The “Automatic memory dump” is not really a new memory dump type. In previous versions of Windows, we already have Mini, Kernel, and Complete memory dump options. The Automatic memory dump option produces a Kernel memory dump, the difference is when you select Automatic it allows the SMSS process to reduce the page file smaller than the size of RAM.

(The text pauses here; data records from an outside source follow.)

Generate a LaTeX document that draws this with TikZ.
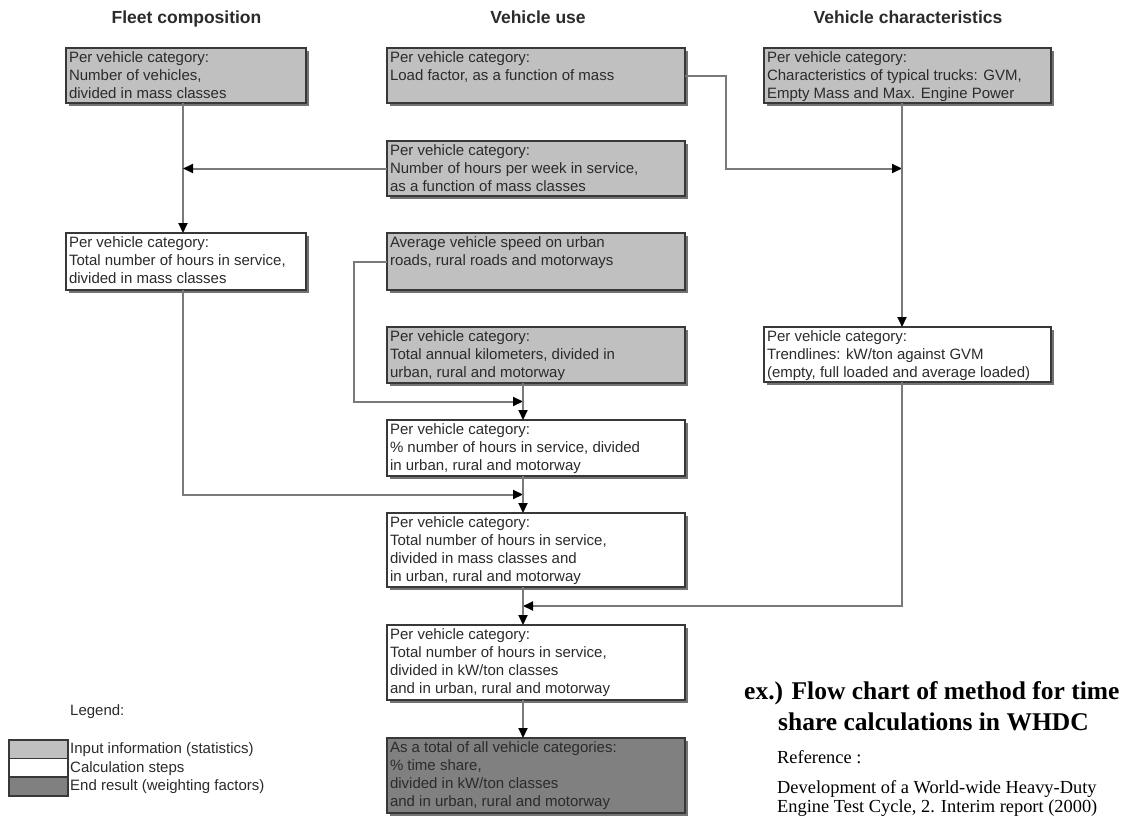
\documentclass[tikz,border=0pt]{standalone}
\usepackage{fontspec}
\setmainfont{Liberation Sans}
\newfontfamily\serifface{Liberation Serif}
\usetikzlibrary{arrows.meta,shadows,calc}
\definecolor{inputfill}{HTML}{C0C0C0}
\definecolor{resultfill}{HTML}{808080}
\definecolor{frame}{HTML}{383838}
\definecolor{wire}{HTML}{7A7A7A}
\definecolor{ink}{HTML}{2B2B2B}
% top-aligned text block of fixed size inside a card
\newcommand{\cardtext}[3]{\parbox[t][#2][t]{#1}{\raggedright #3}}
\begin{document}
\begin{tikzpicture}[x=1pt,y=-1pt,
  card/.style={draw=frame, line width=1.6pt, anchor=north west,
    inner xsep=3pt, inner ysep=4pt, outer sep=0pt, text=ink,
    font=\fontsize{15}{18}\selectfont,
    drop shadow={shadow xshift=3pt, shadow yshift=-3pt, fill=black!55, opacity=1}},
  input/.style={card, fill=inputfill},
  calcstep/.style={card, fill=white},
  result/.style={card, fill=resultfill},
  swatch/.style={draw=frame, line width=1.6pt, anchor=north west, inner sep=0pt,
    minimum width=59pt, minimum height=18.7pt},
  flow/.style={draw=wire, line width=2pt, -{Triangle[length=10pt,width=9pt,color=black]}},
  head/.style={anchor=base, inner sep=0pt, font=\bfseries\fontsize{17.5}{21}\selectfont, text=ink},
  plain/.style={anchor=base west, inner sep=0pt, text=ink, font=\fontsize{15}{18}\selectfont},
  titletext/.style={anchor=base west, inner sep=0pt, font=\serifface\bfseries\fontsize{25.5}{30}\selectfont},
  reftext/.style={anchor=base west, inner sep=0pt, font=\serifface\fontsize{18.4}{17}\selectfont},
]
\useasboundingbox[fill=white] (0,0) rectangle (1126,816);

% column headings
\node[head] (h1) at (186.5,24) {Fleet composition};
\node[head] (h2) at (538,24) {Vehicle use};
\node[head] (h3) at (908,24) {Vehicle characteristics};

% boxes
\node[input] (A) at (66,48) {\cardtext{234pt}{47pt}{Per vehicle category:\\Number of vehicles,\\divided in mass classes}};
\node[input] (B) at (387,48) {\cardtext{292pt}{47pt}{Per vehicle category:\\Load factor, as a function of mass}};
\node[input] (C) at (764,48) {\cardtext{281pt}{47pt}{Per vehicle category:\\Characteristics of typical trucks: GVM,\\Empty Mass and Max. Engine Power}};
\node[input] (D) at (387,141) {\cardtext{292pt}{47pt}{Per vehicle category:\\Number of hours per week in service,\\as a function of mass classes}};
\node[calcstep] (E) at (66,233) {\cardtext{234pt}{49pt}{Per vehicle category:\\Total number of hours in service,\\divided in mass classes}};
\node[input] (G) at (387,233) {\cardtext{292pt}{49pt}{Average vehicle speed on urban\\roads, rural roads and motorways}};
\node[input] (H) at (387,327) {\cardtext{292pt}{48pt}{Per vehicle category:\\Total annual kilometers, divided in\\urban, rural and motorway}};
\node[calcstep] (F) at (764,327) {\cardtext{281pt}{47pt}{Per vehicle category:\\Trendlines: kW/ton against GVM\\(empty, full loaded and average loaded)}};
\node[calcstep] (I) at (387,420) {\cardtext{292pt}{48pt}{Per vehicle category:\\\% number of hours in service, divided\\in urban, rural and motorway}};
\node[calcstep] (J) at (387,513) {\cardtext{292pt}{66pt}{Per vehicle category:\\Total number of hours in service,\\divided in mass classes and\\in urban, rural and motorway}};
\node[calcstep] (K) at (387,625) {\cardtext{292pt}{67pt}{Per vehicle category:\\Total number of hours in service,\\divided in kW/ton classes\\and in urban, rural and motorway}};
\node[result] (L) at (387,738) {\cardtext{292pt}{67pt}{As a total of all vehicle categories:\\\% time share,\\divided in kW/ton classes\\and in urban, rural and motorway}};

% connector guide positions
\coordinate (fx) at (183,0);
\coordinate (mx) at (523,0);
\coordinate (cx) at (902,0);
\coordinate (lx) at (726,0);
\coordinate (gx) at (354,0);
\coordinate (m1) at ($(H.south)!0.5!(I.north)$);
\coordinate (m2) at ($(I.south)!0.5!(J.north)$);
\coordinate (m3) at ($(J.south)!0.5!(K.north)$);

\draw[flow] (A.south -| fx) -- (E.north -| fx);
\draw[flow] (D.west) -- (D.west -| fx);
\draw[flow] (B.east) -| (lx |- D.west) -- (D.west -| cx);
\draw[flow] (C.south -| cx) -- (F.north -| cx);
\draw[flow] (G.west) -| (gx |- m1) -- (m1 -| mx);
\draw[flow] (H.south -| mx) -- (I.north -| mx);
\draw[flow] (E.south -| fx) |- (m2 -| mx);
\draw[flow] (I.south -| mx) -- (J.north -| mx);
\draw[flow] (F.south -| cx) |- (m3 -| mx);
\draw[flow] (J.south -| mx) -- (K.north -| mx);
\draw[flow] (K.south -| mx) -- (L.north -| mx);

% legend
\node[plain] (lg) at (70,715) {Legend:};
\node[swatch, fill=inputfill] (s1) at (8,739) {};
\node[swatch, fill=white] (s2) at (8,757.7) {};
\node[swatch, fill=resultfill] (s3) at (8,776.4) {};
\node[plain] (t1) at (70,753) {Input information (statistics)};
\node[plain] (t2) at (70,772) {Calculation steps};
\node[plain] (t3) at (70,790) {End result (weighting factors)};

% caption and source
\node[titletext] (c1) at (744,699) {ex.) Flow chart of method for time};
\node[titletext] (c2) at (778,730) {share calculations in WHDC};
\node[reftext] (r0) at (777,763) {Reference :};
\node[reftext] (r1) at (777,793) {Development of a World-wide Heavy-Duty};
\node[reftext] (r2) at (777,812) {Engine Test Cycle, 2. Interim report (2000)};
\end{tikzpicture}
\end{document}
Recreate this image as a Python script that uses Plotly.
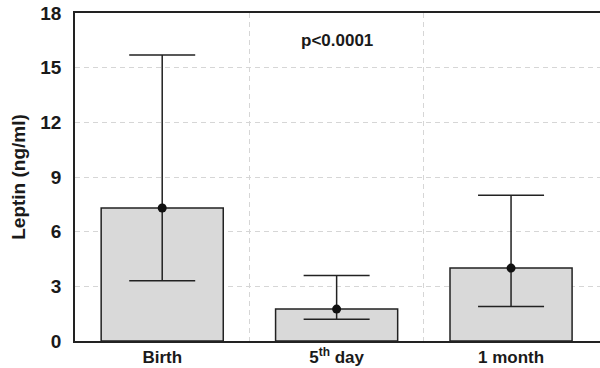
import plotly.graph_objects as go

categories = ["Birth", "5<sup>th</sup> day", "1 month"]
x_pos = [0, 1, 2]
median = [7.3, 1.75, 4.0]
upper = [15.7, 3.6, 8.0]
lower = [3.3, 1.2, 1.9]
y_ticks = [0, 3, 6, 9, 12, 15, 18]

err_plus = [u - m for u, m in zip(upper, median)]
err_minus = [m - l for m, l in zip(median, lower)]

dark = "#222222"
fam = "Liberation Sans, Arial, sans-serif"
font = dict(family=fam, size=18, color="#1a1a1a", weight="bold")

fig = go.Figure()
fig.add_trace(go.Bar(
    x=x_pos, y=median, width=0.7,
    marker=dict(color="#d9d9d9", line=dict(color=dark, width=1.5)),
    hoverinfo="skip", showlegend=False,
))
fig.add_trace(go.Scatter(
    x=x_pos, y=median, mode="markers",
    marker=dict(color="#111111", size=9),
    error_y=dict(type="data", symmetric=False, array=err_plus, arrayminus=err_minus,
                 color=dark, thickness=1.5, width=33),
    showlegend=False,
))

fig.add_annotation(x=1, y=16.5, text="p&lt;0.0001", showarrow=False,
                   font=dict(family=fam, size=17, color="#1a1a1a", weight="bold"),
                   xanchor="center", yanchor="middle")

grid = "#d6d6d6"
fig.update_layout(
    width=600, height=368,
    margin=dict(l=75, r=0, t=13, b=27),
    plot_bgcolor="white", paper_bgcolor="white",
    font=font,
    xaxis=dict(
        range=[-0.5, 2.51], tickvals=x_pos, ticktext=categories,
        showgrid=False, showline=True, linecolor=dark, linewidth=1.5, mirror=True,
        ticks="", zeroline=False, fixedrange=True, automargin=False,
        tickfont=dict(family=fam, size=17, color="#1a1a1a", weight="bold"),
        minor=dict(tickvals=[0.5, 1.5], showgrid=True, gridcolor=grid,
                   griddash="5px,4px", gridwidth=1, ticks=""),
    ),
    yaxis=dict(
        range=[0, 18], tickvals=y_ticks, showgrid=True, gridcolor=grid,
        griddash="5px,4px", gridwidth=1, showline=True, linecolor=dark, linewidth=1.5,
        ticks="", zeroline=False, ticklabelstandoff=8, automargin=False,
        tickfont=dict(family=fam, size=19, color="#1a1a1a", weight="bold"),
        title=dict(text="Leptin (ng/ml)", font=dict(family=fam, size=19, color="#1a1a1a", weight="bold"),
                   standoff=10),
    ),
)

fig.write_html("out.html")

As per the Hyper-V team best practice we leave our hosts with a system managed page file size. The automatic memory dump setting does not require our system to reserve roughly a third of physical memory (~80GB) resulting in our smaller page file of ~40GB. Further review with the team highlighted a setting change had been made as part of troubleshooting an issue with Microsoft support. We have since reverted all hosts to the expected default value of 7 in the registry and following a round of reboots everything is good in the world… at least until something else breaks!